Freitag's Pure Oil Service Station is an automobile service station styled like an English cottage and built in Monroe, Wisconsin in 1935 by the Pure Oil Company. It was added to the National Register of Historic Places in 1980.

==History==
Many early gas stations were rough, simple shacks along the road. The Pure Oil Company decided to defy that stereotype with its widespread brand. In the 1920s, their chief engineer Carl August Peterson designed a steep-roofed, brick-walled station in a Tudor Revival style. It had tall chimneys on each end, flower boxes and fancy ironwork, suggesting a picturesque English cottage. The structure featured white brick on the lower half of the building topped by gloss blue Ludowici tile on the roof to represent the company's colors. Pure Oil built hundreds of cottage-style stations like this across the U.S. from 1927 through the 1930s. The standard look suggested predictable quality to the passing motorist, prefiguring today's chain restaurants. The "cottage" styling allowed the station to blend in - even into residential neighborhoods.

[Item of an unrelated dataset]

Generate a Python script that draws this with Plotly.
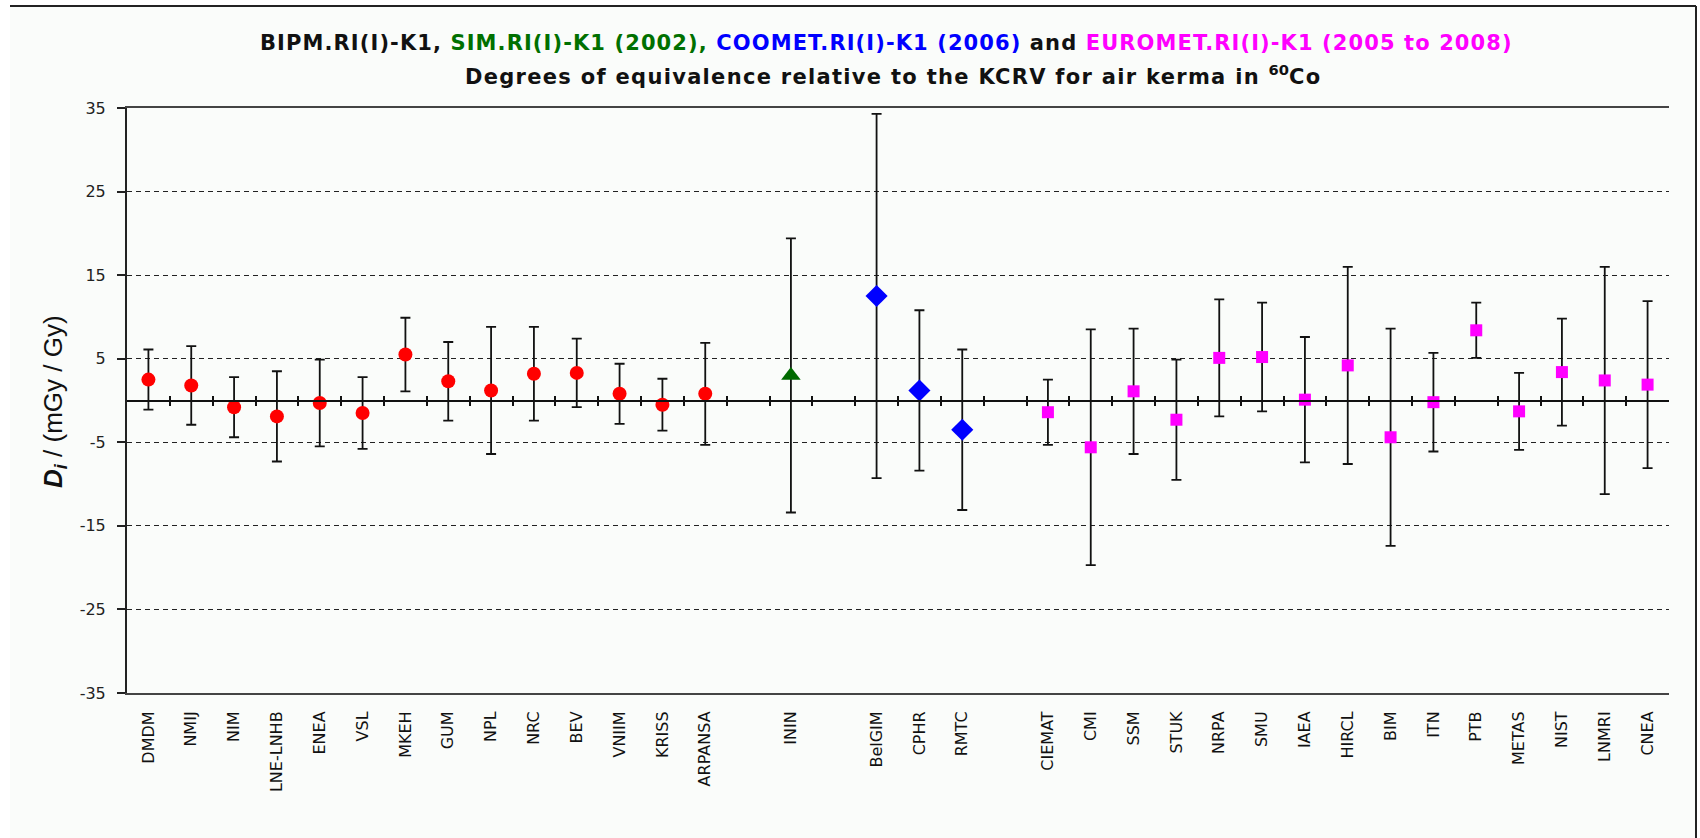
import plotly.graph_objects as go

# ---- data ----
categories = ["DMDM", "NMIJ", "NIM", "LNE-LNHB", "ENEA", "VSL", "MKEH", "GUM", "NPL", "NRC",
              "BEV", "VNIIM", "KRISS", "ARPANSA", " ", "ININ", "  ", "BelGIM", "CPHR", "RMTC",
              "   ", "CIEMAT", "CMI", "SSM", "STUK", "NRPA", "SMU", "IAEA", "HIRCL", "BIM",
              "ITN", "PTB", "METAS", "NIST", "LNMRI", "CNEA"]

bipm_labs = ["DMDM", "NMIJ", "NIM", "LNE-LNHB", "ENEA", "VSL", "MKEH", "GUM", "NPL", "NRC",
             "BEV", "VNIIM", "KRISS", "ARPANSA"]
bipm_D = [2.5, 1.8, -0.8, -1.9, -0.3, -1.5, 5.5, 2.3, 1.2, 3.2, 3.3, 0.8, -0.5, 0.8]
bipm_U = [3.6, 4.7, 3.6, 5.4, 5.2, 4.3, 4.4, 4.7, 7.6, 5.6, 4.1, 3.6, 3.1, 6.1]

sim_labs = ["ININ"]
sim_D = [3.0]
sim_U = [16.4]

coomet_labs = ["BelGIM", "CPHR", "RMTC"]
coomet_D = [12.5, 1.2, -3.5]
coomet_U = [21.8, 9.6, 9.6]

euromet_labs = ["CIEMAT", "CMI", "SSM", "STUK", "NRPA", "SMU", "IAEA", "HIRCL", "BIM",
                "ITN", "PTB", "METAS", "NIST", "LNMRI", "CNEA"]
euromet_D = [-1.4, -5.6, 1.1, -2.3, 5.1, 5.2, 0.1, 4.2, -4.4, -0.2, 8.4, -1.3, 3.4, 2.4, 1.9]
euromet_U = [3.9, 14.1, 7.5, 7.2, 7.0, 6.5, 7.5, 11.8, 13.0, 5.9, 3.3, 4.6, 6.4, 13.6, 10.0]

y_ticks = [-35, -25, -15, -5, 5, 15, 25, 35]

# ---- layout geometry (pixels) ----
W, H = 1700, 838
L, R, T, B = 127, 1669, 108, 693
FONT = "DejaVu Sans, Liberation Sans, sans-serif"
AFONT = "Liberation Sans, Arial, sans-serif"
BG = "#fafcfa"


def px(x):
    return (x - L) / (R - L)


def py(y):
    return (B - y) / (B - T)


def xpos(labs):
    return [categories.index(n) for n in labs]


fig = go.Figure()


def add_group(labs, D, U, color, symbol, size):
    fig.add_trace(go.Scatter(
        x=xpos(labs), y=D, mode="markers",
        marker=dict(color=color, symbol=symbol, size=size, line=dict(width=0)),
        error_y=dict(type="data", array=U, symmetric=True, color="#111111",
                     thickness=1.8, width=5),
        showlegend=False,
    ))


add_group(bipm_labs, bipm_D, bipm_U, "#ff0000", "circle", 14)
add_group(sim_labs, sim_D, sim_U, "#006a00", "triangle-up", 17)
add_group(coomet_labs, coomet_D, coomet_U, "#0000ff", "diamond", 17)
add_group(euromet_labs, euromet_D, euromet_U, "#ff00ff", "square", 12)

n = len(categories)
label_vals = [i for i, c in enumerate(categories) if c.strip()]
label_text = [c for c in categories if c.strip()]
boundaries = [i + 0.5 for i in range(n - 1)]

fig.update_layout(
    width=W, height=H,
    margin=dict(l=L, r=W - R, t=T, b=H - B, pad=0),
    paper_bgcolor="white",
    plot_bgcolor=BG,
    font=dict(family=FONT, color="#111111"),
    xaxis=dict(
        range=[-0.5, n - 0.5], showgrid=False, zeroline=False,
        tickmode="array", tickvals=label_vals, ticktext=label_text,
        tickangle=-90, tickfont=dict(size=16, family=FONT, color="#111111"),
        ticks="outside", ticklen=10, tickcolor="rgba(0,0,0,0)",
        showline=True, linecolor="#444444", linewidth=2, mirror=True,
    ),
    xaxis2=dict(
        overlaying="x", anchor="free", position=0.5,
        range=[-0.5, n - 0.5], showgrid=False, zeroline=False,
        tickmode="array", tickvals=boundaries, showticklabels=False,
        ticks="outside", ticklen=5, tickwidth=1.6, tickcolor="#111111",
        showline=True, linecolor="#111111", linewidth=1.6,
    ),
    xaxis3=dict(
        overlaying="x", anchor="free", position=0.5,
        range=[-0.5, n - 0.5], showgrid=False, zeroline=False,
        tickmode="array", tickvals=boundaries, showticklabels=False,
        ticks="inside", ticklen=5, tickwidth=1.6, tickcolor="#111111",
        showline=False,
    ),
    yaxis=dict(
        range=[-35, 35], tickmode="array", tickvals=y_ticks,
        ticktext=[str(v) for v in y_ticks],
        tickfont=dict(size=16, family=FONT, color="#222222"),
        ticks="outside", ticklen=8, tickwidth=1.6, tickcolor="#222222",
        ticklabelstandoff=8,
        showgrid=True, gridcolor="#222222", gridwidth=1.4, griddash="5px,4px",
        zeroline=False,
        showline=True, linecolor="#222222", linewidth=2,
    ),
)

# placeholder traces to activate overlay axes
fig.add_trace(go.Scatter(x=[None], y=[None], xaxis="x2", showlegend=False, hoverinfo="skip"))
fig.add_trace(go.Scatter(x=[None], y=[None], xaxis="x3", showlegend=False, hoverinfo="skip"))

# chart-area background and frame
fig.add_shape(type="rect", xref="paper", yref="paper", x0=px(10), x1=px(1696), y0=py(845), y1=py(6),
              fillcolor=BG, line=dict(width=0), layer="below")
fig.add_shape(type="line", xref="paper", yref="paper", x0=px(10), x1=px(1696), y0=py(6), y1=py(6),
              line=dict(color="#222222", width=2))
fig.add_shape(type="line", xref="paper", yref="paper", x0=px(1696), x1=px(1696), y0=py(6), y1=py(845),
              line=dict(color="#222222", width=2))

SP = "letter-spacing:1.1px;"
title1 = (f"<b><span style='{SP}'>BIPM.RI(I)-K1, </span>"
          f"<span style='{SP}color:#007000'>SIM.RI(I)-K1 (2002), </span>"
          f"<span style='{SP}color:#0000ff'>COOMET.RI(I)-K1 (2006)</span>"
          f"<span style='{SP}'> and </span>"
          f"<span style='{SP}color:#ff00ff'>EUROMET.RI(I)-K1 (2005 to 2008)</span></b>")
SP2 = "letter-spacing:1.3px;"
title2 = (f"<b><span style='{SP2}'>Degrees of equivalence relative to the KCRV for air kerma in </span>"
          f"<sup>60</sup><span style='{SP2}'>Co</span></b>")

fig.add_annotation(text=title1, xref="paper", yref="paper", x=px(886), y=py(43),
                   xanchor="center", yanchor="middle", showarrow=False,
                   font=dict(size=21, family=FONT, color="#111111"))
fig.add_annotation(text=title2, xref="paper", yref="paper", x=px(893), y=py(75),
                   xanchor="center", yanchor="middle", showarrow=False,
                   font=dict(size=21, family=FONT, color="#111111"))
fig.add_annotation(text="<b><i>D</i></b><sub><b><i>i</i></b></sub> / (mGy / Gy)",
                   xref="paper", yref="paper", x=px(54), y=py(402), textangle=-90,
                   xanchor="center", yanchor="middle", showarrow=False,
                   font=dict(size=26, family=AFONT, color="#111111"))

fig.write_html("out.html")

Freitag's service station in Monroe is one of these cottage-style stations. Along with the standard office section it has a "lubridome" section, where cars were serviced. This station was built by C. W. (Slim) Freitag, a big band trombonist and pilot. He built it for his father to operate. The original cost for the building and the land was $16,000. After Pure Oil, by then owned by the Union Oil Company of California, merged with Union 76, the service station became affiliated with that brand.